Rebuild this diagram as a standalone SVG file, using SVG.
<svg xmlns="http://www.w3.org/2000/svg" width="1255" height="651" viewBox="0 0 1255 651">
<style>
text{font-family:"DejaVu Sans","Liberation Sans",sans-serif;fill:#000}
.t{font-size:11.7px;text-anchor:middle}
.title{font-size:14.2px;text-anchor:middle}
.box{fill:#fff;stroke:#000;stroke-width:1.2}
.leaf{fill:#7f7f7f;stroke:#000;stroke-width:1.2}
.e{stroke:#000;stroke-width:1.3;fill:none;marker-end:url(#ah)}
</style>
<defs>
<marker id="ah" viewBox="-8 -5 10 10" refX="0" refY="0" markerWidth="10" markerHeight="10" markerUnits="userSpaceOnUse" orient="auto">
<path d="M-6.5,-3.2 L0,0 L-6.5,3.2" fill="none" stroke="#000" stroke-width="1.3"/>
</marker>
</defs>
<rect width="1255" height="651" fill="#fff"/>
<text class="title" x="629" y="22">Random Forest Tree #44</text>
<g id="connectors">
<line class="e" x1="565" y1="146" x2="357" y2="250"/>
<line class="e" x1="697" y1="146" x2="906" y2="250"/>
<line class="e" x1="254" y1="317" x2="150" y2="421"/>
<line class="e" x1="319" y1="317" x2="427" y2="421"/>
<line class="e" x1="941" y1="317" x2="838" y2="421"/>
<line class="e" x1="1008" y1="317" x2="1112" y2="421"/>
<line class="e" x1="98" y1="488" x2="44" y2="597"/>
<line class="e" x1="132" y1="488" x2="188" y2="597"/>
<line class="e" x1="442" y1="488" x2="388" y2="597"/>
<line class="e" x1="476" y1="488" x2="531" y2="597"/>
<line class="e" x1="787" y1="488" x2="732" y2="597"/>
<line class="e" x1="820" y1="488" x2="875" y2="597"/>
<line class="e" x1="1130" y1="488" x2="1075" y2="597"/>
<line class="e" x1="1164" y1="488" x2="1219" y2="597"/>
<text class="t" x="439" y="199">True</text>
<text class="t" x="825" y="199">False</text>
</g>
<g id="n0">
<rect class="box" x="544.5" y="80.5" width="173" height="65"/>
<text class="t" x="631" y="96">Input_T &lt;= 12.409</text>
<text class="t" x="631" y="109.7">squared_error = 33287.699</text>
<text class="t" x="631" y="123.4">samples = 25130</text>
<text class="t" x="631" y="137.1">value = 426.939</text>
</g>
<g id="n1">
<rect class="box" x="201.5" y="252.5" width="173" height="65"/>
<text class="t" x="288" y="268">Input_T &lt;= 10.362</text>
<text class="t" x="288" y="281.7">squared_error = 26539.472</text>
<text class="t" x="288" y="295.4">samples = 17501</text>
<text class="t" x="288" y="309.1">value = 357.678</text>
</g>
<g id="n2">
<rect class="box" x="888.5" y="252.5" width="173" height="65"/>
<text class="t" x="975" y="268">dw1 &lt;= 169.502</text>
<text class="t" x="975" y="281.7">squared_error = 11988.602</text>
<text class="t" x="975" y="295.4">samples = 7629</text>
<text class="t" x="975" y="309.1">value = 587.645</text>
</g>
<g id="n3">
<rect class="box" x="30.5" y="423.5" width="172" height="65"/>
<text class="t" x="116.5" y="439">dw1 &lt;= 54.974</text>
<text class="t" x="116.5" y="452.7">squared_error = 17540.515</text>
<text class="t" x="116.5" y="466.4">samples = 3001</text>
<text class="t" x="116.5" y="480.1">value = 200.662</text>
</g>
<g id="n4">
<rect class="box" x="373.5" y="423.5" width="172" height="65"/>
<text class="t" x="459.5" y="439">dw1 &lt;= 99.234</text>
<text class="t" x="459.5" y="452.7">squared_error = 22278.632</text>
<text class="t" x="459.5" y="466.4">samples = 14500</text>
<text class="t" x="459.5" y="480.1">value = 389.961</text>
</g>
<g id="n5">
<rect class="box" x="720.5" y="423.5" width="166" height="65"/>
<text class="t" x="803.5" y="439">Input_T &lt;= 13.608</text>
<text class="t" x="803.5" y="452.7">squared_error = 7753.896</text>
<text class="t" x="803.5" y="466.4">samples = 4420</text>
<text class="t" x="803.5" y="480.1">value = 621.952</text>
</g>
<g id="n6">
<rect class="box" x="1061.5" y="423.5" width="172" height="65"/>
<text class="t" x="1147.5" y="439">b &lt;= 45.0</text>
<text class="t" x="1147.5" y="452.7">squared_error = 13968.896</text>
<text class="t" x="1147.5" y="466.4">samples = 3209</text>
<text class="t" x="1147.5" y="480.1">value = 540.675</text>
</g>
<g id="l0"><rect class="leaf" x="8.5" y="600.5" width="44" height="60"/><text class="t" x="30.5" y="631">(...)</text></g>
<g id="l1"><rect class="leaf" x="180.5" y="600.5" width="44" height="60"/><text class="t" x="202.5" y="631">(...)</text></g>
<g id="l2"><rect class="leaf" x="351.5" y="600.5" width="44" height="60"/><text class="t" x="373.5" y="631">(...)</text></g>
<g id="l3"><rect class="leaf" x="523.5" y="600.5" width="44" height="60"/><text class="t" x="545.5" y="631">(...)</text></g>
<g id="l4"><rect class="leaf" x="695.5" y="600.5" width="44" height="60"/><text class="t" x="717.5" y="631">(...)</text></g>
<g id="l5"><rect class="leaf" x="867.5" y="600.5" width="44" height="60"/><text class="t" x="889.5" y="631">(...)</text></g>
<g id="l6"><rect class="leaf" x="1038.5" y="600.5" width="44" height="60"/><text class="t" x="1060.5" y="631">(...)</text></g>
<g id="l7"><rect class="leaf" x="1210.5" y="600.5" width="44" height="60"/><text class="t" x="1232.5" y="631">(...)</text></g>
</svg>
=-=-=
All of the lines above need to be given again exactly.

Rebuild this diagram as a standalone SVG file, using SVG.
<svg xmlns="http://www.w3.org/2000/svg" width="1255" height="651" viewBox="0 0 1255 651">
<style>
text{font-family:"DejaVu Sans","Liberation Sans",sans-serif;fill:#000}
.t{font-size:11.7px;text-anchor:middle}
.title{font-size:14.2px;text-anchor:middle}
.box{fill:#fff;stroke:#000;stroke-width:1.2}
.leaf{fill:#7f7f7f;stroke:#000;stroke-width:1.2}
.e{stroke:#000;stroke-width:1.3;fill:none;marker-end:url(#ah)}
</style>
<defs>
<marker id="ah" viewBox="-8 -5 10 10" refX="0" refY="0" markerWidth="10" markerHeight="10" markerUnits="userSpaceOnUse" orient="auto">
<path d="M-6.5,-3.2 L0,0 L-6.5,3.2" fill="none" stroke="#000" stroke-width="1.3"/>
</marker>
</defs>
<rect width="1255" height="651" fill="#fff"/>
<text class="title" x="629" y="22">Random Forest Tree #44</text>
<g id="connectors">
<line class="e" x1="565" y1="146" x2="357" y2="250"/>
<line class="e" x1="697" y1="146" x2="906" y2="250"/>
<line class="e" x1="254" y1="317" x2="150" y2="421"/>
<line class="e" x1="319" y1="317" x2="427" y2="421"/>
<line class="e" x1="941" y1="317" x2="838" y2="421"/>
<line class="e" x1="1008" y1="317" x2="1112" y2="421"/>
<line class="e" x1="98" y1="488" x2="44" y2="597"/>
<line class="e" x1="132" y1="488" x2="188" y2="597"/>
<line class="e" x1="442" y1="488" x2="388" y2="597"/>
<line class="e" x1="476" y1="488" x2="531" y2="597"/>
<line class="e" x1="787" y1="488" x2="732" y2="597"/>
<line class="e" x1="820" y1="488" x2="875" y2="597"/>
<line class="e" x1="1130" y1="488" x2="1075" y2="597"/>
<line class="e" x1="1164" y1="488" x2="1219" y2="597"/>
<text class="t" x="439" y="199">True</text>
<text class="t" x="825" y="199">False</text>
</g>
<g id="n0">
<rect class="box" x="544.5" y="80.5" width="173" height="65"/>
<text class="t" x="631" y="96">Input_T &lt;= 12.409</text>
<text class="t" x="631" y="109.7">squared_error = 33287.699</text>
<text class="t" x="631" y="123.4">samples = 25130</text>
<text class="t" x="631" y="137.1">value = 426.939</text>
</g>
<g id="n1">
<rect class="box" x="201.5" y="252.5" width="173" height="65"/>
<text class="t" x="288" y="268">Input_T &lt;= 10.362</text>
<text class="t" x="288" y="281.7">squared_error = 26539.472</text>
<text class="t" x="288" y="295.4">samples = 17501</text>
<text class="t" x="288" y="309.1">value = 357.678</text>
</g>
<g id="n2">
<rect class="box" x="888.5" y="252.5" width="173" height="65"/>
<text class="t" x="975" y="268">dw1 &lt;= 169.502</text>
<text class="t" x="975" y="281.7">squared_error = 11988.602</text>
<text class="t" x="975" y="295.4">samples = 7629</text>
<text class="t" x="975" y="309.1">value = 587.645</text>
</g>
<g id="n3">
<rect class="box" x="30.5" y="423.5" width="172" height="65"/>
<text class="t" x="116.5" y="439">dw1 &lt;= 54.974</text>
<text class="t" x="116.5" y="452.7">squared_error = 17540.515</text>
<text class="t" x="116.5" y="466.4">samples = 3001</text>
<text class="t" x="116.5" y="480.1">value = 200.662</text>
</g>
<g id="n4">
<rect class="box" x="373.5" y="423.5" width="172" height="65"/>
<text class="t" x="459.5" y="439">dw1 &lt;= 99.234</text>
<text class="t" x="459.5" y="452.7">squared_error = 22278.632</text>
<text class="t" x="459.5" y="466.4">samples = 14500</text>
<text class="t" x="459.5" y="480.1">value = 389.961</text>
</g>
<g id="n5">
<rect class="box" x="720.5" y="423.5" width="166" height="65"/>
<text class="t" x="803.5" y="439">Input_T &lt;= 13.608</text>
<text class="t" x="803.5" y="452.7">squared_error = 7753.896</text>
<text class="t" x="803.5" y="466.4">samples = 4420</text>
<text class="t" x="803.5" y="480.1">value = 621.952</text>
</g>
<g id="n6">
<rect class="box" x="1061.5" y="423.5" width="172" height="65"/>
<text class="t" x="1147.5" y="439">b &lt;= 45.0</text>
<text class="t" x="1147.5" y="452.7">squared_error = 13968.896</text>
<text class="t" x="1147.5" y="466.4">samples = 3209</text>
<text class="t" x="1147.5" y="480.1">value = 540.675</text>
</g>
<g id="l0"><rect class="leaf" x="8.5" y="600.5" width="44" height="60"/><text class="t" x="30.5" y="631">(...)</text></g>
<g id="l1"><rect class="leaf" x="180.5" y="600.5" width="44" height="60"/><text class="t" x="202.5" y="631">(...)</text></g>
<g id="l2"><rect class="leaf" x="351.5" y="600.5" width="44" height="60"/><text class="t" x="373.5" y="631">(...)</text></g>
<g id="l3"><rect class="leaf" x="523.5" y="600.5" width="44" height="60"/><text class="t" x="545.5" y="631">(...)</text></g>
<g id="l4"><rect class="leaf" x="695.5" y="600.5" width="44" height="60"/><text class="t" x="717.5" y="631">(...)</text></g>
<g id="l5"><rect class="leaf" x="867.5" y="600.5" width="44" height="60"/><text class="t" x="889.5" y="631">(...)</text></g>
<g id="l6"><rect class="leaf" x="1038.5" y="600.5" width="44" height="60"/><text class="t" x="1060.5" y="631">(...)</text></g>
<g id="l7"><rect class="leaf" x="1210.5" y="600.5" width="44" height="60"/><text class="t" x="1232.5" y="631">(...)</text></g>
</svg>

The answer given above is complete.